4 thoughts on “That one rough day

  1. Picked up your blog from last year’s PCT walk and stayed on for the writing! Just wanted to say, thanks for blogging! I enjoy reading along. And to echo Beth’s comment – yes, I now see semis in a new light thanks to having looked at the inside through your writing. Keep truckin’! ( Heh heh, sure you’ve never heard that one, right. )

  2. Yup, that sounds like truck driving alright. I think your bad days will make you appreciate the good days more. A truly bad day is one that you can’t use the phrase “It could have been worse” afterward. Don’t worry though, after a bunch more bad days it’ll be easier to see that traffic pile up around you without worrying at all. I’ve had so many bad days in the last 13 years of otr that I mostly just expect it now.

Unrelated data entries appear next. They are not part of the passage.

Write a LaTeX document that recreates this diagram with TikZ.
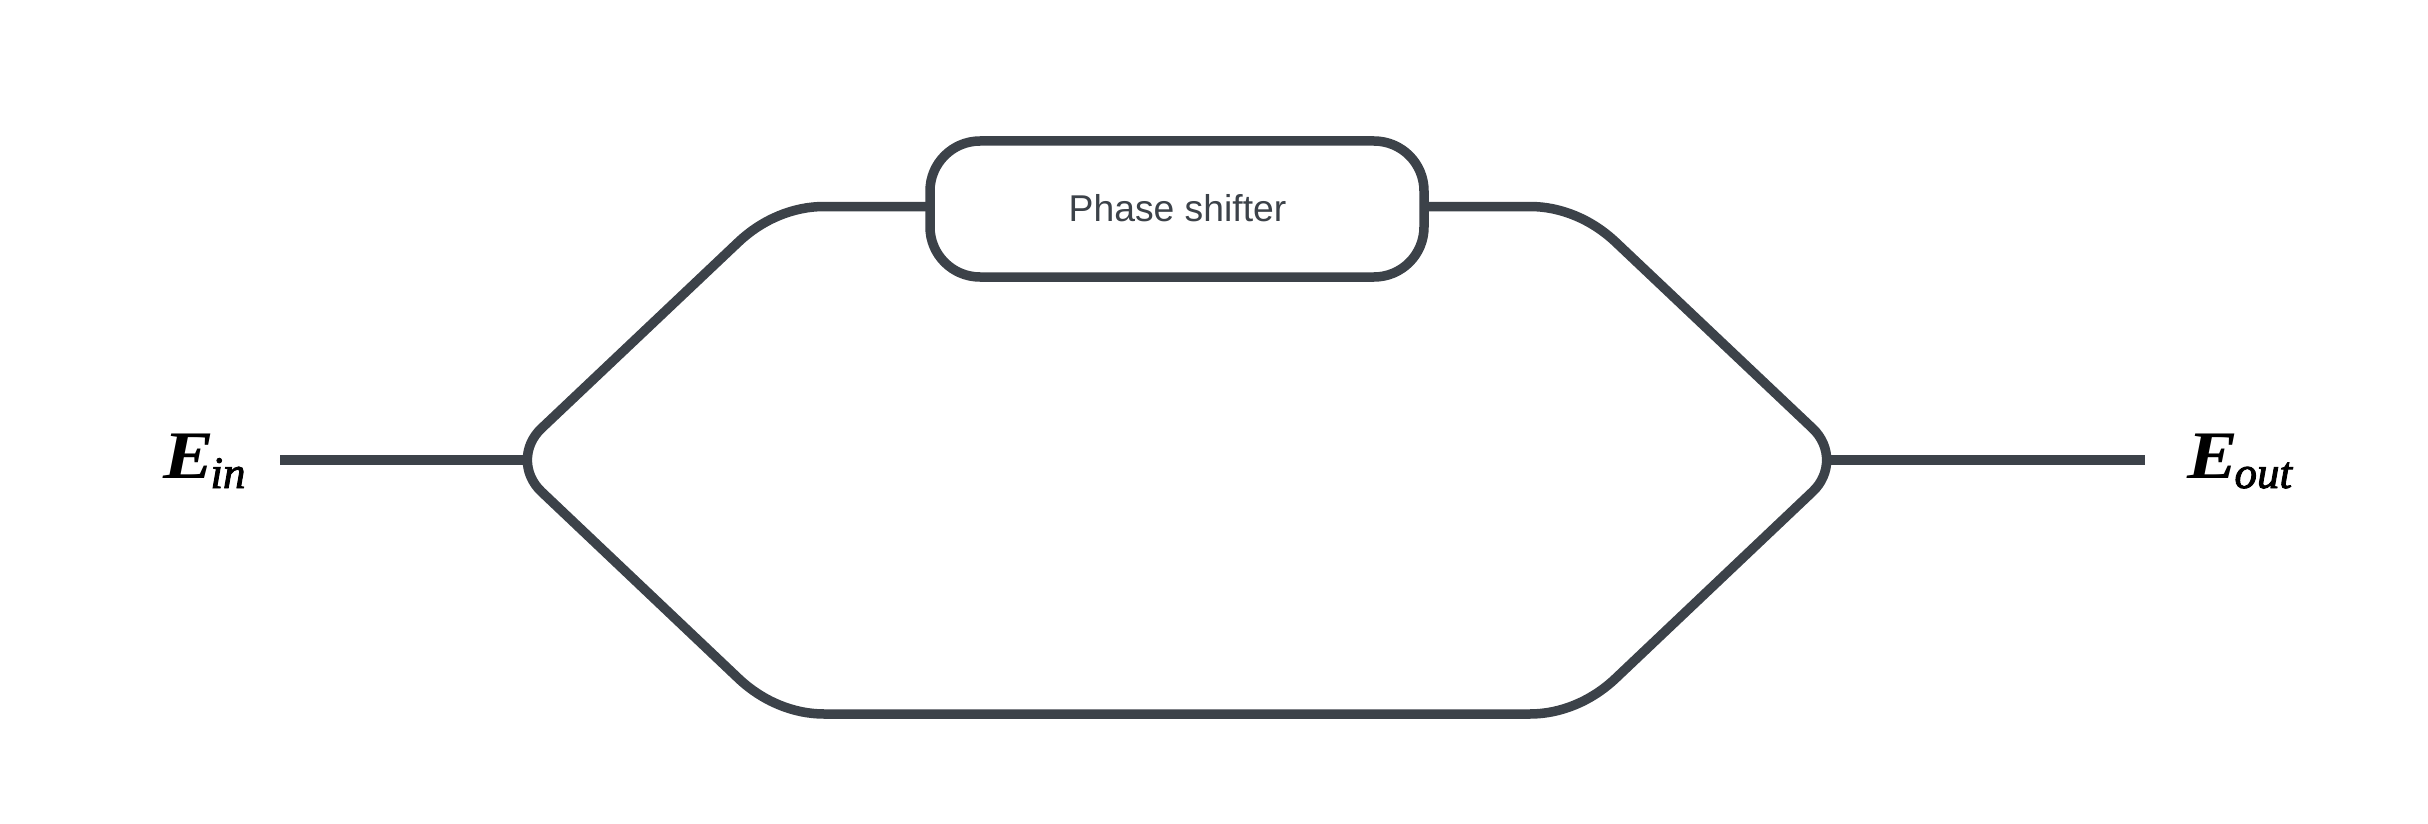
\documentclass[tikz,border=0pt]{standalone}
\usepackage{fontspec}
\usetikzlibrary{calc}
\setmainfont{Liberation Sans}
\newfontfamily\fieldmain{Liberation Serif Bold Italic}[FakeStretch=1.12]
\newfontfamily\fieldsub{Liberation Serif Italic}[FakeBold=2]
\definecolor{wire}{HTML}{3C4249}
\newcommand{\fieldlabel}[2]{{\fieldmain\fontsize{68}{72}\selectfont #1\fieldsub\fontsize{45}{48}\selectfont\raisebox{-10pt}{\kern-3.5pt #2}}}
\tikzset{
  wireline/.style={draw=wire,line width=9.5pt},
  armpath/.style={wireline},
  shifterbox/.style={wireline,fill=white,rounded corners=50pt,minimum width=494pt,minimum height=136pt,inner sep=0pt,anchor=center},
  shiftertext/.style={text=wire,font=\fontsize{37.3}{40}\selectfont,inner sep=0pt,anchor=base},
  fieldtext/.style={text=black,inner sep=0pt,anchor=base west}
}
\begin{document}
\begin{tikzpicture}[x=1pt,y=-1pt]
\useasboundingbox (0,0) rectangle (2428,824);
\fill[white] (0,0) rectangle (2428,824);
\coordinate (inEnd) at (280,460);
\coordinate (inJoin) at (526,460);
\coordinate (outJoin) at (1828,460);
\coordinate (outEnd) at (2145,460);
\coordinate (topL) at (776,206.5);
\coordinate (left) at (508,460);
\coordinate (botL) at (776,714);
\coordinate (botR) at (1578,714);
\coordinate (right) at (1846,460);
\coordinate (topR) at (1578,206.5);
\coordinate (armStartL) at (930,206.5);
\coordinate (armStartR) at (1424,206.5);
\draw[armpath] (armStartL)
  -- ($(topL)!48pt!(armStartL)$)
  .. controls ($(topL)!17.3pt!(armStartL)$) and ($(topL)!18.7pt!(left)$) .. ($(topL)!52pt!(left)$)
  -- ($(left)!46pt!(topL)$)
  .. controls ($(left)!20.2pt!(topL)$) and ($(left)!20.2pt!(botL)$) .. ($(left)!46pt!(botL)$)
  -- ($(botL)!52pt!(left)$)
  .. controls ($(botL)!18.7pt!(left)$) and ($(botL)!17.3pt!(botR)$) .. ($(botL)!48pt!(botR)$)
  -- ($(botR)!48pt!(botL)$)
  .. controls ($(botR)!17.3pt!(botL)$) and ($(botR)!18.7pt!(right)$) .. ($(botR)!52pt!(right)$)
  -- ($(right)!46pt!(botR)$)
  .. controls ($(right)!20.2pt!(botR)$) and ($(right)!20.2pt!(topR)$) .. ($(right)!46pt!(topR)$)
  -- ($(topR)!52pt!(right)$)
  .. controls ($(topR)!18.7pt!(right)$) and ($(topR)!17.3pt!(armStartR)$) .. ($(topR)!48pt!(armStartR)$)
  -- (armStartR);
\node[shifterbox] (ps) at (1177,209) {};
\node[shiftertext] (pslabel) at (1177.5,221) {Phase shifter};
\draw[wireline] (inEnd) -- (inJoin);
\draw[wireline] (outJoin) -- (outEnd);
\node[fieldtext] (ein) at (163,478) {\fieldlabel{E}{in}};
\node[fieldtext] (eout) at (2187,478) {\fieldlabel{E}{out}};
\end{tikzpicture}
\end{document}
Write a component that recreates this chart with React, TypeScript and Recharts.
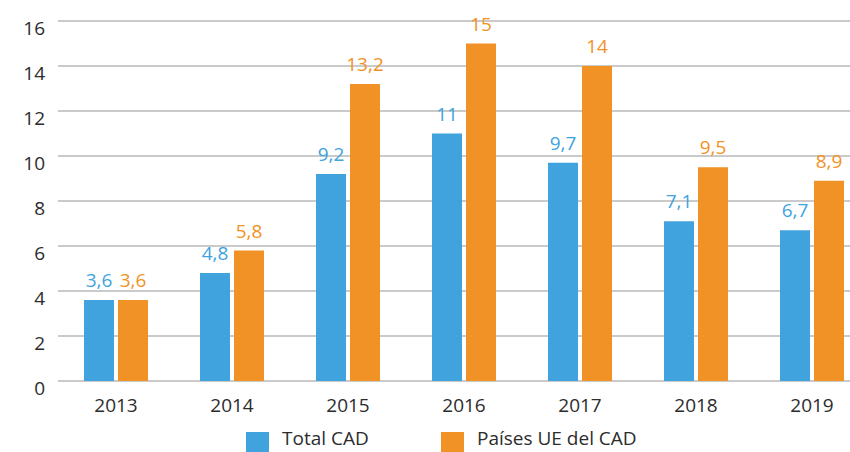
import React from "react";
import { BarChart, Bar, XAxis, YAxis, CartesianGrid, Legend, LabelList } from "recharts";

const years = ["2013", "2014", "2015", "2016", "2017", "2018", "2019"];
const totalCAD = [3.6, 4.8, 9.2, 11, 9.7, 7.1, 6.7];
const paisesUE = [3.6, 5.8, 13.2, 15, 14, 9.5, 8.9];
const yTicks = [0, 2, 4, 6, 8, 10, 12, 14, 16];
const seriesNames = ["Total CAD", "Países UE del CAD"];

const BLUE = "#41a3dd";
const ORANGE = "#f19226";
const TEXT = "#2c2c2c";
const FONT = "'Open Sans', 'Noto Sans', sans-serif";
const FS = 19;

const data = years.map((y, i) => ({ year: y, total: totalCAD[i], ue: paisesUE[i] }));

const fmt = (v: any) => String(v).replace(".", ",");

const YTick = (props: any) => {
  const { x, y, payload } = props;
  return (
    <text x={x} y={y + 13.5} textAnchor="end" fill={TEXT} fontSize={FS} fontFamily={FONT}>
      {payload.value}
    </text>
  );
};

const XTick = (props: any) => {
  const { x, y, payload } = props;
  return (
    <text x={x} y={y + 31} textAnchor="middle" fill={TEXT} fontSize={FS} fontFamily={FONT}>
      {payload.value}
    </text>
  );
};

const LegendContent = () => (
  <div style={{ position: "relative", height: 36, fontFamily: FONT, fontSize: FS, color: TEXT }}>
    <span style={{ position: "absolute", left: 246, top: 16, width: 23, height: 20, background: BLUE }} />
    <span style={{ position: "absolute", left: 282, top: 9, height: 26, lineHeight: "26px", whiteSpace: "nowrap" }}>{seriesNames[0]}</span>
    <span style={{ position: "absolute", left: 441, top: 16, width: 23, height: 20, background: ORANGE }} />
    <span style={{ position: "absolute", left: 477, top: 9, height: 26, lineHeight: "26px", whiteSpace: "nowrap" }}>{seriesNames[1]}</span>
  </div>
);

export default function App() {
  return (
    <div style={{ position: "absolute", left: 0, top: 0, width: 850, height: 452, overflow: "hidden", background: "#fff" }}>
      <BarChart
        width={870}
        height={452}
        data={data}
        margin={{ top: 21, right: 0, left: 0, bottom: 0 }}
        barGap={4}
        barSize={30}
      >
        <CartesianGrid vertical={false} stroke="#b8b8b8" strokeWidth={1.5} />
        <XAxis
          dataKey="year"
          axisLine={false}
          tickLine={false}
          tickSize={0}
          tickMargin={0}
          height={35}
          tick={<XTick />}
        />
        <YAxis
          domain={[0, 16]}
          ticks={yTicks}
          axisLine={false}
          tickLine={false}
          tickSize={0}
          tickMargin={13}
          width={58}
          tick={<YTick />}
        />
        <Legend verticalAlign="bottom" align="left" height={36} wrapperStyle={{ left: 0, width: 850, height: 36 }} content={<LegendContent />} />
        <Bar dataKey="total" name={seriesNames[0]} fill={BLUE} isAnimationActive={false}>
          <LabelList dataKey="total" position="top" offset={13} formatter={fmt} style={{ fill: BLUE, fontSize: FS, fontFamily: FONT }} />
        </Bar>
        <Bar dataKey="ue" name={seriesNames[1]} fill={ORANGE} isAnimationActive={false}>
          <LabelList dataKey="ue" position="top" offset={13} formatter={fmt} style={{ fill: ORANGE, fontSize: FS, fontFamily: FONT }} />
        </Bar>
      </BarChart>
    </div>
  );
}
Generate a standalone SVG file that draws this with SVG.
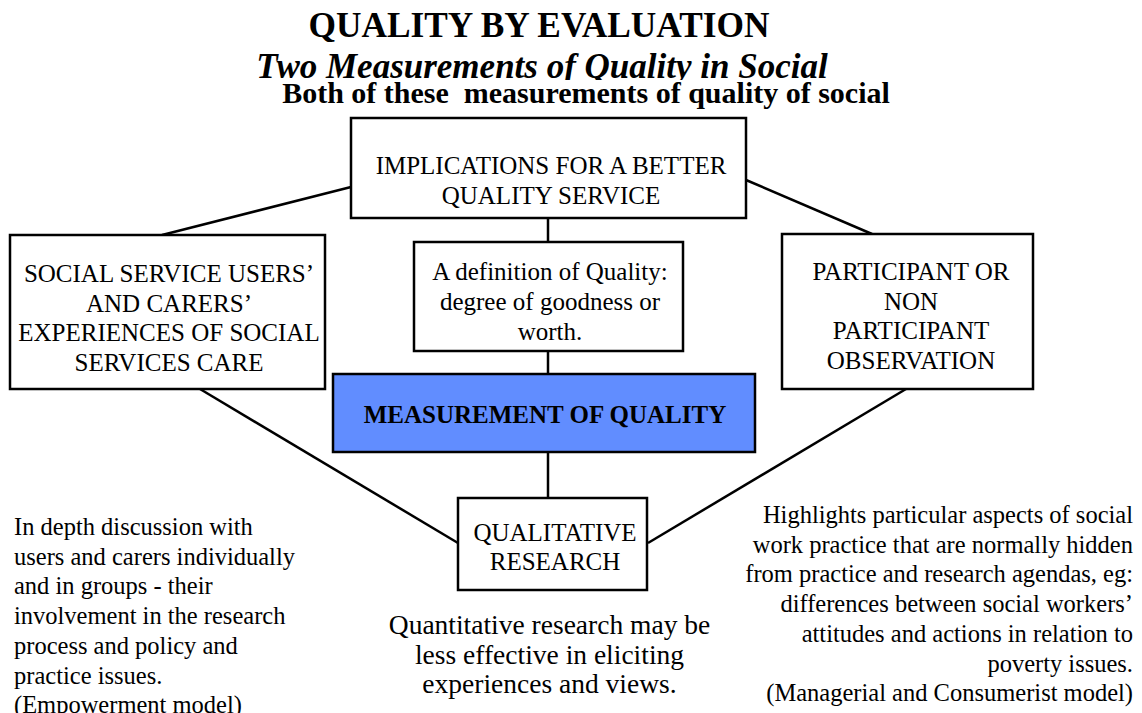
<svg xmlns="http://www.w3.org/2000/svg" width="1142" height="713" viewBox="0 0 1142 713">
<style>
text{font-family:"Liberation Serif","Times New Roman",serif;fill:#000}
.t{font-size:24.5px}
.b{font-size:25px}
.c{text-anchor:middle}
.box{fill:#fff;stroke:#000;stroke-width:2.5}
.ln{stroke:#000;stroke-width:2.5;fill:none}
</style>
<defs>
<clipPath id="subclip"><rect x="0" y="40" width="1142" height="40"/></clipPath>
</defs>
<rect width="1142" height="713" fill="#fff"/>
<g id="title">
<text x="539" y="37" class="c" style="font-size:35.3px;font-weight:bold">QUALITY BY EVALUATION</text>
<text x="542" y="78" class="c" clip-path="url(#subclip)" style="font-size:35px;font-weight:bold;font-style:italic">Two Measurements of Quality in Social</text>
<text x="586" y="103" class="c" xml:space="preserve" style="font-size:30px;font-weight:bold">Both of these  measurements of quality of social</text>
</g>
<g id="connectors">
<line class="ln" x1="548" y1="218" x2="548" y2="242"/>
<line class="ln" x1="548" y1="351" x2="548" y2="374"/>
<line class="ln" x1="548" y1="452" x2="548" y2="497"/>
<line class="ln" x1="351" y1="187" x2="162" y2="235"/>
<line class="ln" x1="746" y1="180" x2="872" y2="234"/>
<line class="ln" x1="200" y1="389" x2="458" y2="543"/>
<line class="ln" x1="906" y1="389" x2="648" y2="543"/>
</g>
<g id="implications">
<rect class="box" x="351" y="118" width="395" height="100"/>
<text class="b c" x="551" y="174">IMPLICATIONS FOR A BETTER</text>
<text class="b c" x="551" y="204">QUALITY SERVICE</text>
</g>
<g id="users">
<rect class="box" x="10" y="235" width="315" height="154"/>
<text class="b c" x="169" y="282">SOCIAL SERVICE USERS’</text>
<text class="b c" x="169" y="311.5">AND CARERS’</text>
<text class="b c" x="169" y="341">EXPERIENCES OF SOCIAL</text>
<text class="b c" x="169" y="370.5">SERVICES CARE</text>
</g>
<g id="definition">
<rect class="box" x="414" y="242" width="269" height="109"/>
<text class="b c" x="550" y="280">A definition of Quality:</text>
<text class="b c" x="550" y="310">degree of goodness or</text>
<text class="b c" x="550" y="340">worth.</text>
</g>
<g id="participant">
<rect class="box" x="782" y="234" width="251" height="155"/>
<text class="b c" x="911" y="280">PARTICIPANT OR</text>
<text class="b c" x="911" y="309.5">NON</text>
<text class="b c" x="911" y="339">PARTICIPANT</text>
<text class="b c" x="911" y="368.5">OBSERVATION</text>
</g>
<g id="measurement">
<rect x="333" y="374" width="422" height="78" fill="#618dff" stroke="#000" stroke-width="2.5"/>
<text class="c" x="545" y="423" style="font-size:25px;font-weight:bold">MEASUREMENT OF QUALITY</text>
</g>
<g id="qualitative">
<rect class="box" x="458" y="498" width="189" height="92"/>
<text class="b c" x="555" y="541">QUALITATIVE</text>
<text class="b c" x="555" y="570">RESEARCH</text>
</g>
<g id="left-notes">
<text class="t" x="14" y="535">In depth discussion with</text>
<text class="t" x="14" y="564.7">users and carers individually</text>
<text class="t" x="14" y="594.4">and in groups - their</text>
<text class="t" x="14" y="624.1">involvement in the research</text>
<text class="t" x="14" y="653.8">process and policy and</text>
<text class="t" x="14" y="683.5">practice issues.</text>
<text class="t" x="14" y="713.2">(Empowerment model)</text>
</g>
<g id="middle-notes">
<text class="c" x="549.5" y="634" style="font-size:27.5px">Quantitative research may be</text>
<text class="c" x="549.5" y="663.5" style="font-size:27.5px">less effective in eliciting</text>
<text class="c" x="549.5" y="693" style="font-size:27.5px">experiences and views.</text>
</g>
<g id="right-notes" style="text-anchor:end">
<text class="t" x="1133" y="523">Highlights particular aspects of social</text>
<text class="t" x="1133" y="552.7">work practice that are normally hidden</text>
<text class="t" x="1133" y="582.4">from practice and research agendas, eg:</text>
<text class="t" x="1133" y="612.1">differences between social workers’</text>
<text class="t" x="1133" y="641.8">attitudes and actions in relation to</text>
<text class="t" x="1133" y="671.5">poverty issues.</text>
<text class="t" x="1133" y="701.2">(Managerial and Consumerist model)</text>
</g>
</svg>
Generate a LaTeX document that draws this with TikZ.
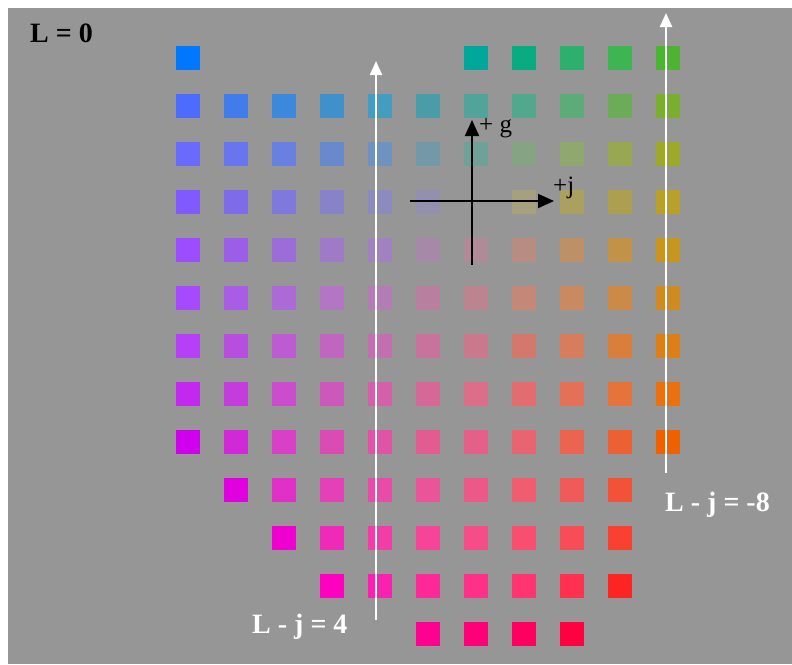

That way when nothing bad happens it is automatically a good day. ;) Happy trails!

  3. I look forward to your post and always read right away.! I must say I am more conscious and courteous when driving near a semi and it’s directly from what you have shared on this blog. Roll on the miles and if you are ever in Bellingham Washington would love to connect!!! You two are awesome

  4. Wow. That’s so great that you and Adam can help each other through such rough times. Way better than being alone or with some random co-worker.

    I don’t know how far west you might get, but I can hear the ocean from my house at night when the traffic dies down. If you ever come to Humboldt County California, please let me know.